La structure 3D d’un régulateur clé pour la radiotolérance chez Deinococcus a été résolue. Ces travaux publiés dans Nucleic Acids Research décrivent un mécanisme moléculaire original de levée de répression qui conduit à la réparation de l’ADN en cas de stress environnemental sévère.
Les bactéries du genre Deinococcus sont des organismes extrêmement tolérants aux radiations ionisantes et à certains stress environnementaux. Elles supportent par exemple des doses de radiation de l’ordre de 5000 Gy (Gray) alors que 200 Gy est une dose létale pour la plupart des bactéries et qu’une exposition de 5 à 10 Gy seulement suffit pour tuer les cellules humaines! Les chercheurs ont élucidé la structure 3D du répresseur DdrO qui contrôle la réponse aux radiations et à d’autres agents qui endommagent l’ADN chez la bactérie radiotolérante Deinococcus deserti. Cette structure leur a permis de décrypter le mécanisme moléculaire qui orchestre la réparation de l’ADN quand la bactérie est soumise à un stress radiatif ou autre stress environnemental sévère tel que la dessiccation ou l’exposition aux rayons UV.
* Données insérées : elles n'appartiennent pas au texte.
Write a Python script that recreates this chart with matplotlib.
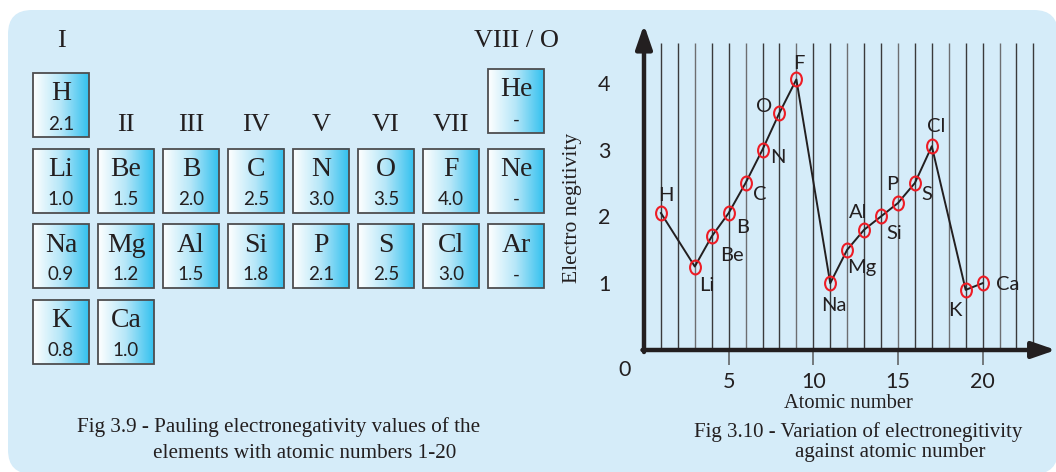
import numpy as np
import matplotlib
matplotlib.use('Agg')
import matplotlib.pyplot as plt
from matplotlib.patches import FancyBboxPatch, Rectangle
from matplotlib.colors import LinearSegmentedColormap
from matplotlib.path import Path
from matplotlib.transforms import Affine2D

# ---- Fig 3.9 : Pauling table -------------------------------------------
symbols = ['H', 'He', 'Li', 'Be', 'B', 'C', 'N', 'O', 'F', 'Ne',
           'Na', 'Mg', 'Al', 'Si', 'P', 'S', 'Cl', 'Ar', 'K', 'Ca']
en_values = ['2.1', '-', '1.0', '1.5', '2.0', '2.5', '3.0', '3.5', '4.0', '-',
             '0.9', '1.2', '1.5', '1.8', '2.1', '2.5', '3.0', '-', '0.8', '1.0']
group_col = [0, 7, 0, 1, 2, 3, 4, 5, 6, 7, 0, 1, 2, 3, 4, 5, 6, 7, 0, 1]
period_row = [0, 0, 1, 1, 1, 1, 1, 1, 1, 1, 2, 2, 2, 2, 2, 2, 2, 2, 3, 3]
group_names = ['I', 'II', 'III', 'IV', 'V', 'VI', 'VII', 'VIII / O']

# ---- Fig 3.10 : electronegativity vs atomic number ----------------------
plot_symbols = ['H', 'Li', 'Be', 'B', 'C', 'N', 'O', 'F',
                'Na', 'Mg', 'Al', 'Si', 'P', 'S', 'Cl', 'K', 'Ca']
atomic_number = [1, 3, 4, 5, 6, 7, 8, 9, 11, 12, 13, 14, 15, 16, 17, 19, 20]
plot_en = [2.05, 1.25, 1.7, 2.05, 2.5, 3.0, 3.55, 4.05,
           1.0, 1.5, 1.8, 2.0, 2.2, 2.5, 3.05, 0.9, 1.0]

# label offsets (pixels, right / up) for each point
offsets = {'H': (5, 18), 'Li': (12, -19), 'Be': (20, -19), 'B': (14, -14),
           'C': (14, -12), 'N': (15, -8), 'O': (-15, 6), 'F': (2, 16),
           'Na': (4, -22), 'Mg': (15, -18), 'Al': (-6, 17), 'Si': (13, -17),
           'P': (-6, 19), 'S': (12, -12), 'Cl': (4, 20), 'K': (-11, -21),
           'Ca': (25, -1)}

INK = '#231f20'
SERIF = 'Liberation Serif'
plt.rcParams['font.family'] = ['Lato', 'DejaVu Sans']

fig = plt.figure(figsize=(10.56, 4.72), dpi=100)
bg = fig.add_axes([0, 0, 1, 1])
bg.set_xlim(0, 1056)
bg.set_ylim(472, 0)
bg.axis('off')

# light blue panel
bg.add_patch(FancyBboxPatch((8, 10), 1050, 464,
                            boxstyle='round,pad=0,rounding_size=24',
                            fc='#d5ecf9', ec='none', zorder=0))

# table cells
cell_cmap = LinearSegmentedColormap.from_list('cell', ['#ffffff', '#b4e6f8', '#33c1ef'])
grad = np.linspace(0, 1, 128).reshape(1, -1)
cw, ch = 56, 64
for sym, val, c, r in zip(symbols, en_values, group_col, period_row):
    x0 = 33 + 65 * c
    y0 = 73 + 75.5 * r
    if sym == 'He':
        y0 -= 4
    bg.imshow(grad, cmap=cell_cmap, aspect='auto', extent=(x0, x0 + cw, y0 + ch, y0),
              zorder=1, interpolation='bilinear')
    bg.add_patch(Rectangle((x0, y0), cw, ch, fc='none', ec='#4d4d4f', lw=1.3, zorder=2))
    bg.text(x0 + cw / 2, y0 + 21, sym, ha='center', va='center', family=SERIF,
            fontsize=20, color=INK, zorder=3)
    bg.text(x0 + cw / 2, y0 + 51, val, ha='center', va='center',
            fontsize=13.5, color=INK, zorder=3)

# group headings
for i, g in enumerate(group_names):
    cx = 33 + 65 * i + cw / 2
    if i == 0 or i == 7:
        cy = 41
    else:
        cy = 125
    bg.text(cx, cy, g, ha='center', va='center', family=SERIF, fontsize=19, color=INK)

bg.text(77, 427, 'Fig 3.9 - Pauling electronegativity values of the', ha='left', va='center',
        family=SERIF, fontsize=15.2, color=INK)
bg.text(153, 453, 'elements with atomic numbers 1-20', ha='left', va='center',
        family=SERIF, fontsize=15.2, color=INK)

bg.text(573, 208, 'Electro negitivity', rotation=90, ha='center', va='center',
        family=SERIF, fontsize=15.5, color=INK)
bg.text(848, 403, 'Atomic number', ha='center', va='center', family=SERIF,
        fontsize=14.8, color=INK)
bg.text(694, 432, 'Fig 3.10 - Variation of electronegitivity', ha='left', va='center',
        family=SERIF, fontsize=15, color=INK)
bg.text(795, 453, 'against atomic number', ha='left', va='center',
        family=SERIF, fontsize=15, color=INK)

# ---- the graph ------------------------------------------------------------
ax = fig.add_axes([644 / 1056, (472 - 350) / 472, 412 / 1056, 330 / 472])
ax.patch.set_alpha(0)
ax.set_xlim(0, 412 / 16.93)
ax.set_ylim(0, 330 / 66.8)
for s in ax.spines.values():
    s.set_visible(False)

grid_x = np.arange(1, 24)
grid_col = ['#6d6e71' if k % 3 == 0 else '#3a3a3c' for k in grid_x]
ax.vlines(grid_x, 0, 4.6, colors=grid_col, lw=1.0, zorder=1)

arrow = dict(arrowstyle='-|>,head_length=1.3,head_width=0.45', lw=3.2, color=INK,
             shrinkA=0, shrinkB=0, mutation_scale=11)
ax.annotate('', xy=(0, 4.87), xytext=(0, -0.03), arrowprops=arrow, annotation_clip=False, zorder=4)
ax.annotate('', xy=(24.33, 0), xytext=(-0.09, 0), arrowprops=arrow, annotation_clip=False, zorder=4)

ring = Path.unit_circle().transformed(Affine2D().scale(0.78, 1.0))
ax.plot(atomic_number, plot_en, color=INK, lw=1.4, zorder=2)
ax.plot(atomic_number, plot_en, ls='none', marker=ring, ms=10, mfc='none',
        mec='#ee1c25', mew=1.5, zorder=3)
for sym, xv, yv in zip(plot_symbols, atomic_number, plot_en):
    dx, dy = offsets[sym]
    ax.annotate(sym, (xv, yv), xytext=(dx, dy), textcoords='offset pixels',
                ha='center', va='center', fontsize=14.5, color=INK)

ax.set_xticks([5, 10, 15, 20])
ax.set_yticks([1, 2, 3, 4])
ax.tick_params(axis='x', length=11, width=1.1, color='#58595b', pad=5,
               labelsize=15.5, labelcolor=INK)
ax.tick_params(axis='y', length=0, pad=24, labelsize=15.5, labelcolor=INK)
ax.text(-1.12, -0.3, '0', ha='center', va='center', fontsize=15.5, color=INK)

fig.savefig('out.png', dpi=100)
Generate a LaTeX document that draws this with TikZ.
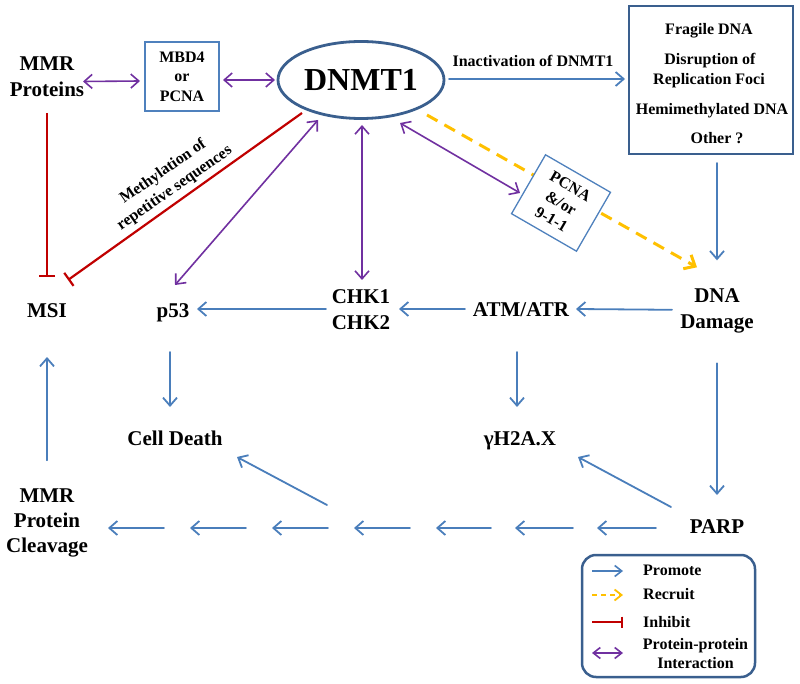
\documentclass[tikz,border=0pt]{standalone}
\usepackage{fontspec}
\setmainfont{Liberation Serif}
\usetikzlibrary{arrows.meta,shapes.geometric,calc}
\definecolor{cblue}{HTML}{4A7EBB}
\definecolor{cdark}{HTML}{3A5F8E}
\definecolor{cpurple}{HTML}{7030A0}
\definecolor{cred}{HTML}{C00000}
\definecolor{cyellow}{HTML}{FFC000}
\definecolor{cbox}{HTML}{4F81BD}
\begin{document}
\begin{tikzpicture}[x=1pt,y=-1pt,
  lbl/.style={font=\bfseries\fontsize{21}{26}\selectfont, align=center, inner sep=0pt},
  sml/.style={font=\bfseries\fontsize{16}{19.5}\selectfont, align=center, inner sep=0pt},
  promote/.style={draw=cblue, line width=1.8pt, line cap=round, -{Straight Barb[length=8pt,width=14pt]}},
  ppi/.style={draw=cpurple, line width=1.6pt, {Straight Barb[length=8pt,width=14pt]}-{Straight Barb[length=8pt,width=14pt]}},
  inhibit/.style={draw=cred, line width=2.2pt, -{Bar[width=16pt]}},
  recruit/.style={draw=cyellow, line width=3pt, dash pattern=on 12pt off 8pt, -{Straight Barb[length=9pt,width=16pt]}},
  keypromote/.style={draw=cblue, line width=1.6pt, -{Straight Barb[length=7pt,width=11pt]}},
  keyrecruit/.style={draw=cyellow, line width=1.8pt, dash pattern=on 5pt off 4pt, -{Straight Barb[length=7pt,width=11pt]}},
  keyinhibit/.style={draw=cred, line width=2pt, -{Bar[width=11pt]}},
  keyppi/.style={draw=cpurple, line width=1.6pt, {Straight Barb[length=7pt,width=11pt]}-{Straight Barb[length=7pt,width=11pt]}},
]
\path[use as bounding box] (0,0) rectangle (800,684);

% main nodes
\node[lbl] (mmr) at (47,77) {MMR\\Proteins};
\node[sml, draw=cbox, line width=1.3pt, minimum width=74pt, minimum height=69pt] (mbd) at (182,76.5) {MBD4\\or\\PCNA};
\node[ellipse, draw=cdark, line width=2.8pt, minimum width=166pt, minimum height=77pt, inner sep=0pt,
      font=\bfseries\fontsize{32}{36}\selectfont] (dnmt) at (361,80) {DNMT1};
\node[draw=cdark, line width=2.8pt, minimum width=164pt, minimum height=148pt] (fragbox) at (711,80) {};
\node[sml, anchor=base] (t1) at (709,35) {Fragile DNA};
\node[sml, anchor=base] (t2) at (710,65) {Disruption of};
\node[sml, anchor=base] (t3) at (709,85) {Replication Foci};
\node[sml, anchor=base] (t4) at (712,115) {Hemimethylated DNA};
\node[sml, anchor=base] (t5) at (717,144) {Other ?};
\node[sml, anchor=base] (inact) at (533,67) {Inactivation of DNMT1};

\node[lbl] (dd) at (717,311.3) {DNA\\Damage};
\node[lbl, anchor=base] (atm) at (521,317) {ATM/ATR};
\node[lbl] (chk) at (361,309.5) {CHK1\\CHK2};
\node[lbl, anchor=base] (p53) at (173,318) {p53};
\node[lbl, anchor=base] (msi) at (47,318) {MSI};
\node[lbl, anchor=base] (gam) at (520,445) {γH2A.X};
\node[lbl, anchor=base] (cd) at (175,445) {Cell Death};
\node[lbl, anchor=base] (parp) at (717,533) {PARP};
\node[lbl, font=\bfseries\fontsize{21}{25}\selectfont] (mpc) at (47,523.3) {MMR\\Protein\\Cleavage};

\node[sml, rotate=35, font=\bfseries\fontsize{16}{20}\selectfont] (meth) at (169,180) {Methylation of\\repetitive sequences};

% connectors
\draw[ppi] ($(mmr)+(36,4.5)$) -- ($(mbd)+(-42,4.5)$);
\draw[ppi] ($(mbd)+(41,3.5)$) -- ($(dnmt)+(-86,0)$);
\draw[promote] ($(dnmt)+(88,-1)$) -- ($(fragbox)+(-86,-1)$);
\draw[promote] ($(fragbox)+(6,83)$) -- ($(dd)+(0,-51)$);
\draw[promote] ($(dd)+(-45,-1.5)$) -- ($(atm.base)+(55,-8)$);
\draw[promote] ($(atm.base)+(-56,-8)$) -- ($(chk)+(38,-0.5)$);
\draw[promote] ($(chk)+(-35,-0.5)$) -- ($(p53.base)+(24,-9)$);
\draw[promote] ($(p53.base)+(-3,34)$) -- ($(cd.base)+(-5,-38)$);
\draw[promote] ($(atm.base)+(-4,35)$) -- ($(gam.base)+(-3,-38)$);
\draw[promote] ($(dd)+(0,52)$) -- ($(parp.base)+(0,-38)$);
\draw[promote] ($(parp.base)+(-46,-26)$) -- ($(gam.base)+(58,12)$);
\foreach \s/\e in {656/597, 573/515, 491/436, 410/354, 328/272, 246/190, 164/108}
  \draw[promote] ($(parp.base)+(\s-717,-5)$) -- ($(parp.base)+(\e-717,-5)$);
\draw[promote] ($(cd.base)+(152,60)$) -- ($(cd.base)+(62,12)$);
\draw[promote] ($(mpc)+(0,-63)$) -- ($(msi.base)+(0,39)$);

\draw[inhibit] ($(mmr)+(0,36)$) -- ($(msi.base)+(0,-41)$);
\draw[inhibit] ($(dnmt)+(-59,33)$) -- ($(msi.base)+(21,-38)$);

\draw[ppi] ($(dnmt)+(-43,40)$) -- ($(p53.base)+(2,-33)$);
\draw[ppi] ($(dnmt)+(1,45)$) -- ($(chk)+(1,-29.5)$);

\draw[recruit] ($(dnmt)+(66,35)$) -- ($(dd)+(-20,-44)$);
\node[sml, draw=cbox, fill=white, line width=1.3pt, rotate=-30, minimum width=75pt, minimum height=68pt,
      font=\bfseries\fontsize{16}{19}\selectfont] (pcna) at (561,203) {PCNA\\\&/or\\9-1-1};
\draw[ppi] ($(dnmt)+(39,43)$) -- ($(pcna)+(-41,-10)$);

% legend
\node[draw=cdark, line width=2.5pt, rounded corners=14pt, minimum width=173pt, minimum height=122pt] (legend) at (668.5,616) {};
\draw[keypromote] ($(legend)+(-76.5,-45)$) -- ($(legend)+(-45.5,-45)$);
\draw[keyrecruit] ($(legend)+(-76.5,-21)$) -- ($(legend)+(-45.5,-21)$);
\draw[keyinhibit] ($(legend)+(-76.5,6)$) -- ($(legend)+(-45.5,6)$);
\draw[keyppi] ($(legend)+(-76.5,37)$) -- ($(legend)+(-45.5,37)$);
\node[sml, anchor=base west] (kp) at ($(legend)+(-25.5,-41)$) {Promote};
\node[sml, anchor=base west] (kr) at ($(legend)+(-25.5,-17)$) {Recruit};
\node[sml, anchor=base west] (ki) at ($(legend)+(-25.5,11)$) {Inhibit};
\node[sml, font=\bfseries\fontsize{16}{19}\selectfont] (kx) at ($(legend)+(27,38)$) {Protein-protein\\Interaction};
\end{tikzpicture}
\end{document}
Le répresseur DdrO possède 2 domaines interdépendants : un domaine N-terminal, classique, qui interagit directement avec l’ADN, et un domaine C-terminal qui présente un nouveau repliement et qui est la cible de l’enzyme sentinelle IrrE. Le domaine C-terminal est nécessaire pour la formation de dimères de DdrO qui peuvent se fixer à l’ADN et ainsi réprimer les gènes cibles. IrrE est une métalloprotéase dont la fonction est de couper une liaison peptidique précise. En conditions standard, cette protéase est au repos. Quand la bactérie est soumise à un stress, l’enzyme est activée et coupe le répresseur qui ne peut plus se fixer à l’ADN. La cellule produit alors un pool de protéines qui va réparer les nombreux dommages de l’ADN. Le travail de couturières mis en œuvre conduit ainsi à la survie des cellules.
Chez les Deinococcus, le répresseur DdrO et la métalloprotéase IrrE forment un tandem performant de protéines. Le site de clivage de DdrO ne se dévoile que sous sa forme monomérique. Il est alors accessible à IrrE qui le coupe ce qui a pour effet de perturber l’équilibre dynamique entre les trois formes de DdrO présentes au cœur de la cellule : dimère lié à l’ADN, dimère libre, monomère libre. Plus IrrE coupe de monomères, plus l’équilibre se déplace vers le monomère, ce qui induit encore plus de découpes du répresseur. Quand il n’y a plus de DdrO, l’ADN libéré peut être transcrit et les protéines produites.
Les deux protagonistes IrrE et DdrO appartiennent respectivement à la famille des métalloenzymes COG2856 et des régulateurs XRE. Ces paires de protéines se retrouvent chez de nombreuses bactéries, environnementales, pathogènes ou utilisées dans l’industrie où elles sont actuellement peu caractérisées. Certains couples contrôlent la production de phages virulents qui tuent les bactéries, notamment Streptococcus thermophilus utilisée dans l’industrie laitière. Les chercheurs soupçonnent également ce type de couple d’être à l’origine de la genèse de toxines qui induiraient la dormance de bactéries pathogènes devenant de fait tolérantes aux antibiotiques. Connaître les clés du mécanisme moléculaire orchestré par IrrE et DdrO chez les Deinocoques ouvre la voie à des stratégies pour contrecarrer les effets néfastes dus à des paires de protéines similaires.
REFERENCES :
De Groot A., Siponen M.I., Magerand .R, Eugénie N., Martin-Arevalillo R., Doloy J., Lemaire D., Brandelet G., Parcy F., Dumas R., Roche P., Servant P., Confalonieri F., Arnoux P., Pignol D., Blanchard L.
Nucleic Acids Res. 2019 Dec 2;47(21):11403-11417.